The "int3" emulation should call THE SAME THING.
Right now it doesn't.
To do that we would need to rewrite the logic to update each of those 40,000 calls one at a time, or group them together to what gets changed. As each function can call a different trampoline. One of the custom trampolines associated with a ftrace_ops, or the list one when a function has more than one ftrace_ops attached to it.
The ftrace code does this in batches:
1) Add int3 to all functions being affected (could be 40,000 of them) (sync the cores)
(Now all those functions are going through the int3 handler)
2) Modify the address of those call sites (sync the cores)
(Still going through the int3 handlers)
3) Remove the int3
Now each of those functions are calling something, and they may not all be the same thing they are calling.
Part of the code will change it to call the function needed directly.
struct ftrace_ops my_ops { .func = my_handler };
register_ftrace_function(&my_ops);
Will change "call ftrace_stub" into "call my_handler"
But that's not what you're actually *doing*.
Instead, you're now _emulating_ calling ftrace_regs_caller, which will call that ftrace_stub, which in turn will try to update the call site.
The call site gets updated before the loop gets called (at least it should, I have to go and look at the code, but I'm 99% that it does). There should not be a breakpoint on the call to ftrace_stub when we add breakpoints to the functions that call the ftrace_regs_caller.
But that's insane. It's insane because
- it's not even what your call rewriting is doing Why aren't you just
doing the emulation using the *SAME* target that you're rewriting the actual call instruction with?
- even if ftrace_regs_caller ends up being that same function, you'd
be better off just passing the "struct pt_regs" that you *ALREADY HAVE* directly to ftrace_stub in the int3 handler, rather than create *another* pt_regs stack
Are you saying to call the ftrace_ops handlers from int3 directly?
See?

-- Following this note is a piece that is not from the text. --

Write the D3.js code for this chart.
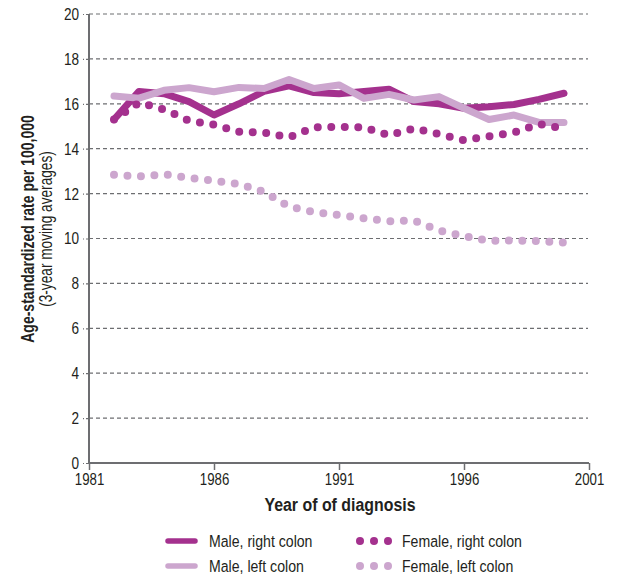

In that second case, why don't you just use "int3_emulate_call()" to do the reguired 'struct pt_regs' updates, and then call ftrace_stub() *with* that fixed-up pt_regs thing?

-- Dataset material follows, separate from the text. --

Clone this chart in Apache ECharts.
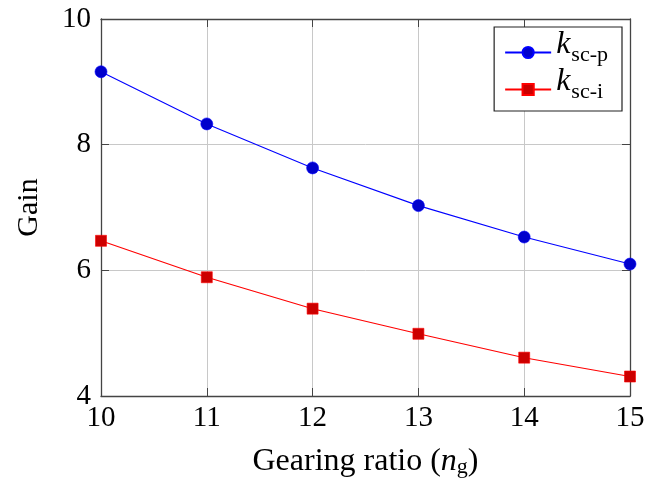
<!DOCTYPE html>
<html>
<head>
<meta charset="utf-8">
<script src="https://cdn.jsdelivr.net/npm/echarts@6/dist/echarts.min.js"></script>
<style>
  html, body { margin: 0; padding: 0; background: #ffffff; }
  #chart { width: 650px; height: 484px; }
</style>
</head>
<body>
<div id="chart"></div>
<script>
// Gearing ratios on the x axis
const gearingRatios = [10, 11, 12, 13, 14, 15];
// Proportional gain k_sc-p
const kScP = [9.16, 8.33, 7.63, 7.03, 6.53, 6.10];
// Integral gain k_sc-i
const kScI = [6.47, 5.89, 5.39, 4.99, 4.61, 4.31];

const FONT = '"Liberation Serif", "DejaVu Serif", serif';
const FRAME = '#444444';
const GRID = '#c8c8c8';

const pairs = (ys) => gearingRatios.map((x, i) => [x, ys[i]]);

const chart = echarts.init(document.getElementById('chart'), null, { renderer: 'canvas' });

const legendRich = {
  k: { fontFamily: FONT, fontStyle: 'italic', fontSize: 32, color: '#000', verticalAlign: 'bottom', lineHeight: 27, padding: [0, 1, 5, 0] },
  s: { fontFamily: FONT, fontSize: 22, color: '#000', verticalAlign: 'bottom', lineHeight: 22 }
};

const option = {
  backgroundColor: '#ffffff',
  animation: false,
  grid: { left: 101, right: 20, top: 19, bottom: 88, containLabel: false },
  legend: {
    right: 28,
    top: 27,
    orient: 'vertical',
    backgroundColor: '#ffffff',
    borderColor: '#222222',
    borderWidth: 1.2,
    borderRadius: 0,
    padding: [2, 14, 8, 10],
    itemGap: 0,
    itemWidth: 46,
    itemHeight: 14,
    textStyle: { rich: legendRich },
    formatter: (name) => name === 'p' ? '{k|k}{s|sc-p}' : '{k|k}{s|sc-i}',
    data: ['p', 'i']
  },
  xAxis: [
    {
      type: 'value', min: 10, max: 15, interval: 1,
      name: '{t|Gearing ratio (}{i|n}{s|g}{t|)}',
      nameLocation: 'middle', nameGap: 49,
      nameTextStyle: {
        rich: {
          t: { fontFamily: FONT, fontSize: 32, color: '#000', verticalAlign: 'bottom', lineHeight: 33 },
          i: { fontFamily: FONT, fontStyle: 'italic', fontSize: 32, color: '#000', verticalAlign: 'bottom', lineHeight: 33 },
          s: { fontFamily: FONT, fontSize: 22, color: '#000', verticalAlign: 'bottom', lineHeight: 20 }
        }
      },
      axisLine: { show: true, onZero: false, lineStyle: { color: FRAME, width: 1.3 } },
      axisTick: { show: true, inside: true, length: 8, lineStyle: { color: FRAME, width: 1 } },
      axisLabel: { fontFamily: FONT, fontSize: 29, color: '#000', margin: 8 },
      splitLine: { show: true, lineStyle: { color: GRID, width: 1 } }
    },
    {
      type: 'value', min: 10, max: 15, interval: 1, position: 'top',
      axisLine: { show: true, onZero: false, lineStyle: { color: FRAME, width: 1.3 } },
      axisTick: { show: true, inside: true, length: 8, lineStyle: { color: FRAME, width: 1 } },
      axisLabel: { show: false },
      splitLine: { show: false }
    }
  ],
  yAxis: [
    {
      type: 'value', min: 4, max: 10, interval: 2,
      name: 'Gain', nameLocation: 'middle', nameGap: 57, nameRotate: 90,
      nameTextStyle: { fontFamily: FONT, fontSize: 30, color: '#000' },
      axisLine: { show: true, onZero: false, lineStyle: { color: FRAME, width: 1.3 } },
      axisTick: { show: true, inside: true, length: 8, lineStyle: { color: FRAME, width: 1 } },
      axisLabel: { fontFamily: FONT, fontSize: 29, color: '#000', margin: 10 },
      splitLine: { show: true, lineStyle: { color: GRID, width: 1 } }
    },
    {
      type: 'value', min: 4, max: 10, interval: 2, position: 'right',
      axisLine: { show: true, onZero: false, lineStyle: { color: FRAME, width: 1.3 } },
      axisTick: { show: true, inside: true, length: 8, lineStyle: { color: FRAME, width: 1 } },
      axisLabel: { show: false },
      splitLine: { show: false }
    }
  ],
  series: [
    {
      name: 'p', type: 'line', data: pairs(kScP),
      symbol: 'circle', symbolSize: 12,
      lineStyle: { color: '#0000ff', width: 1.1 },
      itemStyle: { color: '#0000cc', borderColor: '#0000ff', borderWidth: 0.6 }
    },
    {
      name: 'i', type: 'line', data: pairs(kScI),
      symbol: 'rect', symbolSize: 11,
      lineStyle: { color: '#ff0000', width: 1.1 },
      itemStyle: { color: '#cc0000', borderColor: '#ff0000', borderWidth: 0.6 }
    }
  ]
};

chart.setOption(option);
</script>
</body>
</html>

In other words, I think you should always do "int3_emulate_call()" with the *exact* same address that the instruction you are rewriting is using. There's no "three different cases". The only possible cases are "am I rewriting a jump" or "am I rewriting a call".
There is no "am I rewriting a call to one address, and then emulating it with a call to another address" case that makes sense.
What *can* make sense is "Oh, I'm emulating a call, but I know that call will be rewritten, so let me emulate the call and then short-circuit the emulation immediately".
But that is not what the ftrace code is doing. The ftrace code is doing something odd and insane.
And no, your "explanation" makes no sense. Because it doesn't actually touch on the fundamental insanity.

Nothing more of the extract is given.